Written exercise - Retype exactly the lines from the first one through the line with "b1_lower, color='black', lw=1.7, dashes=(3.8, 2.2), zorder=5)", including both ends; skip any pictures.

Materials provided -
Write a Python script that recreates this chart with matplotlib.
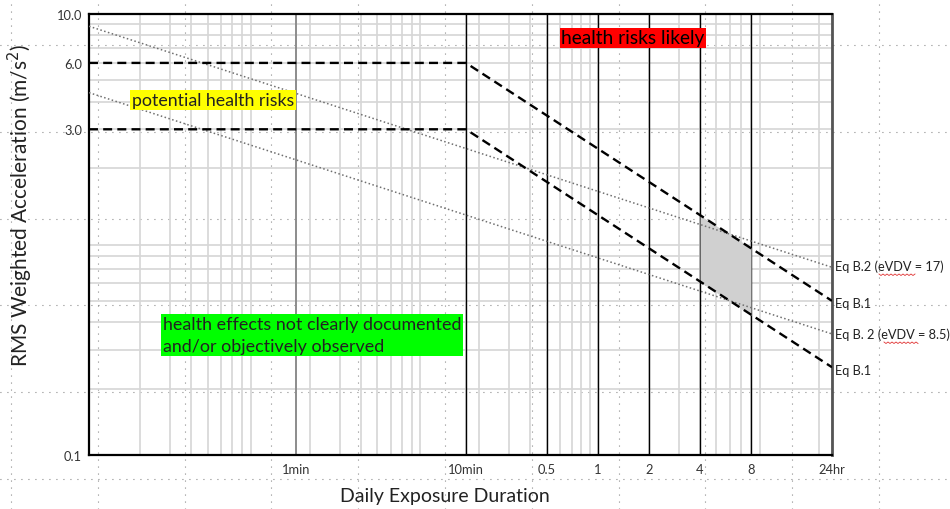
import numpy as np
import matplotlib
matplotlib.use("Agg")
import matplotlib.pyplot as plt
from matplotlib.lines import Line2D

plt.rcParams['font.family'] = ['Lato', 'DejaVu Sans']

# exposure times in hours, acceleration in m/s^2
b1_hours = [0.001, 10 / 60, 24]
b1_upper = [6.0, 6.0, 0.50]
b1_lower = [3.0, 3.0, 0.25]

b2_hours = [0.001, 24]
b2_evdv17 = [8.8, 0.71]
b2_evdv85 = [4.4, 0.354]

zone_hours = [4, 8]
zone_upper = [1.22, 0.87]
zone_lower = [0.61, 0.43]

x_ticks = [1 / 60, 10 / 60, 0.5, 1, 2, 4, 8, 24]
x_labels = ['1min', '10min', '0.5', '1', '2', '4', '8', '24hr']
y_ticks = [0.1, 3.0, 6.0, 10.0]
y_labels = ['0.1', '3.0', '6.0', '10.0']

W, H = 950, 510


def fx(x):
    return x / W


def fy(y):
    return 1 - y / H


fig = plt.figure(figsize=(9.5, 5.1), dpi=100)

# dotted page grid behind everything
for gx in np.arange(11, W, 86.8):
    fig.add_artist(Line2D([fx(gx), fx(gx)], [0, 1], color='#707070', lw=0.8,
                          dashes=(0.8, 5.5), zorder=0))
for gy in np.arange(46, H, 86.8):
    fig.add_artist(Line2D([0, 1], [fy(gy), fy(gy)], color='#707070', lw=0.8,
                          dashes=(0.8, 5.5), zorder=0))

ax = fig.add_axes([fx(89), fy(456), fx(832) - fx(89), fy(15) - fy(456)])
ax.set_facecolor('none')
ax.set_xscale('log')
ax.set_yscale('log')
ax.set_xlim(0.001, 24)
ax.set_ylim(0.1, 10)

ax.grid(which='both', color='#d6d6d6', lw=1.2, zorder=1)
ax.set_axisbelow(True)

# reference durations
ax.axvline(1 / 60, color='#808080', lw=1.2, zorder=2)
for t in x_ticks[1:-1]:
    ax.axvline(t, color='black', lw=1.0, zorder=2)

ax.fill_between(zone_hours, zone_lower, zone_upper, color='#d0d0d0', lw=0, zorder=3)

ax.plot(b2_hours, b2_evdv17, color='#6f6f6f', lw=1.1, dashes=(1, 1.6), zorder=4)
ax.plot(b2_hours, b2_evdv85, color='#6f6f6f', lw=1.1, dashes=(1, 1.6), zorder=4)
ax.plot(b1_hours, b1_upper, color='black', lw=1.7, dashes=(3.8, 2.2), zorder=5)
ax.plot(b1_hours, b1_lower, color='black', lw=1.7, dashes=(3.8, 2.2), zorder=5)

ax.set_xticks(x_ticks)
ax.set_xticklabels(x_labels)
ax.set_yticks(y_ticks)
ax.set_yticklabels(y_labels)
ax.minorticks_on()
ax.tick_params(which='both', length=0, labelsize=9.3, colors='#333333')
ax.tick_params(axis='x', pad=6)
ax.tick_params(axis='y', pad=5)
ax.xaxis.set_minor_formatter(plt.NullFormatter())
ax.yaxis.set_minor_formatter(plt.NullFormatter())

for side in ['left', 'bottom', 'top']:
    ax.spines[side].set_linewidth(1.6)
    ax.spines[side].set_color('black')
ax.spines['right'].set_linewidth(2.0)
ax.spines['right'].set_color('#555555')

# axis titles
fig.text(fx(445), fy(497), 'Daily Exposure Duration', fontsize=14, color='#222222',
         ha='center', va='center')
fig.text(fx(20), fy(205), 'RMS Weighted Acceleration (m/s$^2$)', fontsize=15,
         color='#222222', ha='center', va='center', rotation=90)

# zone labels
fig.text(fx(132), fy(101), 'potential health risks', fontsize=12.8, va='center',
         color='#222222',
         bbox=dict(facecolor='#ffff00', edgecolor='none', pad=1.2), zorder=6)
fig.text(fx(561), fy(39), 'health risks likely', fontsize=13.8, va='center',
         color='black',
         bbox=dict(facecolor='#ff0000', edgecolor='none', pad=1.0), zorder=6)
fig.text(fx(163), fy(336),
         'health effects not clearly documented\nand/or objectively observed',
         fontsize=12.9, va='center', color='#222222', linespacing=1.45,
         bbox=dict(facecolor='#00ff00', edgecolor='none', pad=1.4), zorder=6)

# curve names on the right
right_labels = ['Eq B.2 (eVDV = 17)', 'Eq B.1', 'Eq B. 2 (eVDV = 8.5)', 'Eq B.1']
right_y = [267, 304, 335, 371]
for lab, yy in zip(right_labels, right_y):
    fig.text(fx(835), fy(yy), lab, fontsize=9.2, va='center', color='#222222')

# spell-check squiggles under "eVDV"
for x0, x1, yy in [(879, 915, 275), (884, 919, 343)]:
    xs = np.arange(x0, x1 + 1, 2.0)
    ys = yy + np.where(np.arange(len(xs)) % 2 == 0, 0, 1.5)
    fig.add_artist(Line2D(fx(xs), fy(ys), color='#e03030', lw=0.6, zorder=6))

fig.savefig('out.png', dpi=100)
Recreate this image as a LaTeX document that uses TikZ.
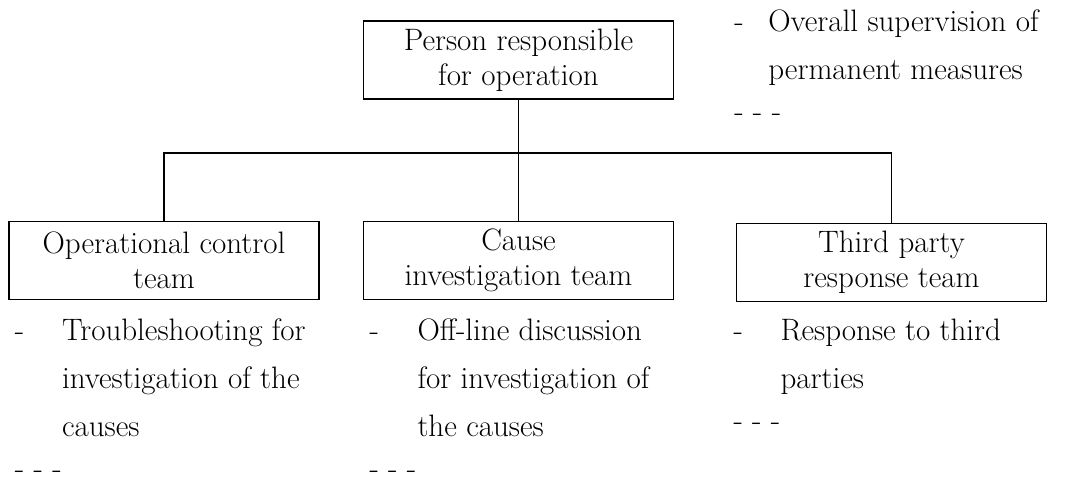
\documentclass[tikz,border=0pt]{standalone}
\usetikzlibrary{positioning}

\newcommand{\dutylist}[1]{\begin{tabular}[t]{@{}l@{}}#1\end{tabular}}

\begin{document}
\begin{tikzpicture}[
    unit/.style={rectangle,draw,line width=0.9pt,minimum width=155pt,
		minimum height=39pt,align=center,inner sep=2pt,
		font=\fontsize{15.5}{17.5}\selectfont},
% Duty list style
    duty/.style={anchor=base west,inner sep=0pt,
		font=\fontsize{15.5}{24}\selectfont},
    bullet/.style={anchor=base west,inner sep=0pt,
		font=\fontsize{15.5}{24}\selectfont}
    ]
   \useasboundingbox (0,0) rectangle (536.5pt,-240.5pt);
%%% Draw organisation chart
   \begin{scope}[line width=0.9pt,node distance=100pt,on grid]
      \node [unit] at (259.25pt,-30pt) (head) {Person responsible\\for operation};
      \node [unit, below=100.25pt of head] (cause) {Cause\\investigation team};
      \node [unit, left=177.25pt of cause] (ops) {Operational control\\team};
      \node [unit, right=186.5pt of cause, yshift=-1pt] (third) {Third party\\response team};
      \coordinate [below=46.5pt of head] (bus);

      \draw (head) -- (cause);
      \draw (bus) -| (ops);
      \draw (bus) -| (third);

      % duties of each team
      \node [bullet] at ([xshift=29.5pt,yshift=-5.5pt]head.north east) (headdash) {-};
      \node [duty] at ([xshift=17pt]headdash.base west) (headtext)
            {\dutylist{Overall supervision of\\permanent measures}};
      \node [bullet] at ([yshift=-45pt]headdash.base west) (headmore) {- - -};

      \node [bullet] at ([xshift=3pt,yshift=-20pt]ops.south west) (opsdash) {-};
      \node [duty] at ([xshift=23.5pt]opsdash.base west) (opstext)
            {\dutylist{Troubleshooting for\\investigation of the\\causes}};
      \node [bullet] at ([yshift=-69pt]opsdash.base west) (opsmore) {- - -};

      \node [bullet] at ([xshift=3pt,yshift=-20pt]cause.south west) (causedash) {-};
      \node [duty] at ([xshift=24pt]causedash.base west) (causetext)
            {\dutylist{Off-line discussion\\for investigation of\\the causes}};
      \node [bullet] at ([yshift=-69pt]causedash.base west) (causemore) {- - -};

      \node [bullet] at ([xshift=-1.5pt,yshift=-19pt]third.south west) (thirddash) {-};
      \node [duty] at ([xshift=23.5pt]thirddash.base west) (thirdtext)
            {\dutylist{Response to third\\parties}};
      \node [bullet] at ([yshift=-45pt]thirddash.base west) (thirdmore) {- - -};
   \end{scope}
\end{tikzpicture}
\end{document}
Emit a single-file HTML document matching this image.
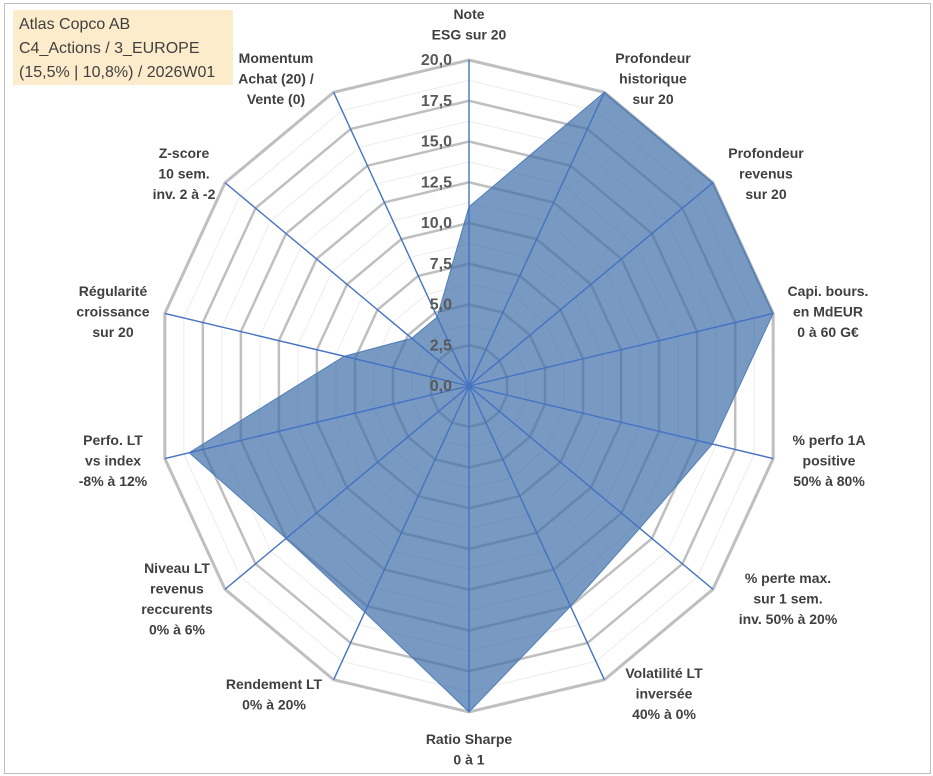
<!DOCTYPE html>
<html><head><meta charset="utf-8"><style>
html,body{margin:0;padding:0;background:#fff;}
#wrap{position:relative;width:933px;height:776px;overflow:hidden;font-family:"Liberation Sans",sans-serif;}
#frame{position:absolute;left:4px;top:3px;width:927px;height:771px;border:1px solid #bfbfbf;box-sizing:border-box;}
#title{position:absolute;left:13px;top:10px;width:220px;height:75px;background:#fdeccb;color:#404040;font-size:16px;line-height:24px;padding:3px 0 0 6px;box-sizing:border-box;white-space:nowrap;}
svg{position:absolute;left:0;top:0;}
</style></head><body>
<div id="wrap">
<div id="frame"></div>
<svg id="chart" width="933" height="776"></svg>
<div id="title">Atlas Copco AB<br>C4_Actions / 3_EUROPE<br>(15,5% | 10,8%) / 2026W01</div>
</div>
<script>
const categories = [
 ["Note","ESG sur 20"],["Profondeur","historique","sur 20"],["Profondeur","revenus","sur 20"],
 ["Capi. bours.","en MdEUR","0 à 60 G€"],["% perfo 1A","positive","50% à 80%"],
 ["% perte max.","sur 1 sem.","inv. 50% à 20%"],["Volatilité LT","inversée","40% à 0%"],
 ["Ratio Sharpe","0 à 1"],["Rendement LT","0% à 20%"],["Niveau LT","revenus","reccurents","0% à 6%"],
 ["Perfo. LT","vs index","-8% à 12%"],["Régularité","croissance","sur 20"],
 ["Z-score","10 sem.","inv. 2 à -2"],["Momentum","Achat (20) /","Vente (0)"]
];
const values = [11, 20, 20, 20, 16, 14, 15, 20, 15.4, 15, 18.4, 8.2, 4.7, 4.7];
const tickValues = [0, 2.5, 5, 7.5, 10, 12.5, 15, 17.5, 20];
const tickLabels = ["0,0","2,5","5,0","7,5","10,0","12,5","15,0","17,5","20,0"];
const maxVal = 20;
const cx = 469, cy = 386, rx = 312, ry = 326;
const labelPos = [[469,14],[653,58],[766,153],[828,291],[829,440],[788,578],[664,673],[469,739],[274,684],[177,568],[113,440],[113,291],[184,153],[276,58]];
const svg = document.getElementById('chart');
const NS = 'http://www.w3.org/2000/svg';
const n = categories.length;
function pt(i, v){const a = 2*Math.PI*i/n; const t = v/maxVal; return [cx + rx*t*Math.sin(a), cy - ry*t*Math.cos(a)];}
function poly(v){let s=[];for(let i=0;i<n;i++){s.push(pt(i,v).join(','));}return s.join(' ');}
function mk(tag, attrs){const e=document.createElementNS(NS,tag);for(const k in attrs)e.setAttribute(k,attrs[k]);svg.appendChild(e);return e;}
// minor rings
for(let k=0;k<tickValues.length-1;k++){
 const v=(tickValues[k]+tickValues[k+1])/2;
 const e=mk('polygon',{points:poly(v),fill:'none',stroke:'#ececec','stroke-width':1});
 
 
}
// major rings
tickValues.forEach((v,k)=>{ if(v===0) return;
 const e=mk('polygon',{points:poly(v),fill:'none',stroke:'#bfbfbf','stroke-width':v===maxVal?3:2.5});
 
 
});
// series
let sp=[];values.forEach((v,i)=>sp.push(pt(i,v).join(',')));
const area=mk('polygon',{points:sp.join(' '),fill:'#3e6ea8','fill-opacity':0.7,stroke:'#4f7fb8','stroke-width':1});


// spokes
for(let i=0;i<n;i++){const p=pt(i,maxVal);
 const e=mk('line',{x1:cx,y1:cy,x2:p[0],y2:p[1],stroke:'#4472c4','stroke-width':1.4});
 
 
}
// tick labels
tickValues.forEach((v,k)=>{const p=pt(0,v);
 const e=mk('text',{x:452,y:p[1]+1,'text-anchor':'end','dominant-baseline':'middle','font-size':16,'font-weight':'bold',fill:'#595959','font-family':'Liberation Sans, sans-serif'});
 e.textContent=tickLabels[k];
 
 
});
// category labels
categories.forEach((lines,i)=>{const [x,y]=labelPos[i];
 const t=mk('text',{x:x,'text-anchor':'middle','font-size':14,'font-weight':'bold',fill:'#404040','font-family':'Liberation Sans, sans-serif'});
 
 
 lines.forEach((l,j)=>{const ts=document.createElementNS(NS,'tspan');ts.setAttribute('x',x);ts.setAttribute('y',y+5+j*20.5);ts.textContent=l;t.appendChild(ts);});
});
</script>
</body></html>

Exercise result -
Write a Python script that recreates this chart with matplotlib.
import numpy as np
import matplotlib
matplotlib.use("Agg")
import matplotlib.pyplot as plt
from matplotlib.lines import Line2D

plt.rcParams['font.family'] = ['Lato', 'DejaVu Sans']

# exposure times in hours, acceleration in m/s^2
b1_hours = [0.001, 10 / 60, 24]
b1_upper = [6.0, 6.0, 0.50]
b1_lower = [3.0, 3.0, 0.25]

b2_hours = [0.001, 24]
b2_evdv17 = [8.8, 0.71]
b2_evdv85 = [4.4, 0.354]

zone_hours = [4, 8]
zone_upper = [1.22, 0.87]
zone_lower = [0.61, 0.43]

x_ticks = [1 / 60, 10 / 60, 0.5, 1, 2, 4, 8, 24]
x_labels = ['1min', '10min', '0.5', '1', '2', '4', '8', '24hr']
y_ticks = [0.1, 3.0, 6.0, 10.0]
y_labels = ['0.1', '3.0', '6.0', '10.0']

W, H = 950, 510


def fx(x):
    return x / W


def fy(y):
    return 1 - y / H


fig = plt.figure(figsize=(9.5, 5.1), dpi=100)

# dotted page grid behind everything
for gx in np.arange(11, W, 86.8):
    fig.add_artist(Line2D([fx(gx), fx(gx)], [0, 1], color='#707070', lw=0.8,
                          dashes=(0.8, 5.5), zorder=0))
for gy in np.arange(46, H, 86.8):
    fig.add_artist(Line2D([0, 1], [fy(gy), fy(gy)], color='#707070', lw=0.8,
                          dashes=(0.8, 5.5), zorder=0))

ax = fig.add_axes([fx(89), fy(456), fx(832) - fx(89), fy(15) - fy(456)])
ax.set_facecolor('none')
ax.set_xscale('log')
ax.set_yscale('log')
ax.set_xlim(0.001, 24)
ax.set_ylim(0.1, 10)

ax.grid(which='both', color='#d6d6d6', lw=1.2, zorder=1)
ax.set_axisbelow(True)

# reference durations
ax.axvline(1 / 60, color='#808080', lw=1.2, zorder=2)
for t in x_ticks[1:-1]:
    ax.axvline(t, color='black', lw=1.0, zorder=2)

ax.fill_between(zone_hours, zone_lower, zone_upper, color='#d0d0d0', lw=0, zorder=3)

ax.plot(b2_hours, b2_evdv17, color='#6f6f6f', lw=1.1, dashes=(1, 1.6), zorder=4)
ax.plot(b2_hours, b2_evdv85, color='#6f6f6f', lw=1.1, dashes=(1, 1.6), zorder=4)
ax.plot(b1_hours, b1_upper, color='black', lw=1.7, dashes=(3.8, 2.2), zorder=5)
ax.plot(b1_hours, b1_lower, color='black', lw=1.7, dashes=(3.8, 2.2), zorder=5)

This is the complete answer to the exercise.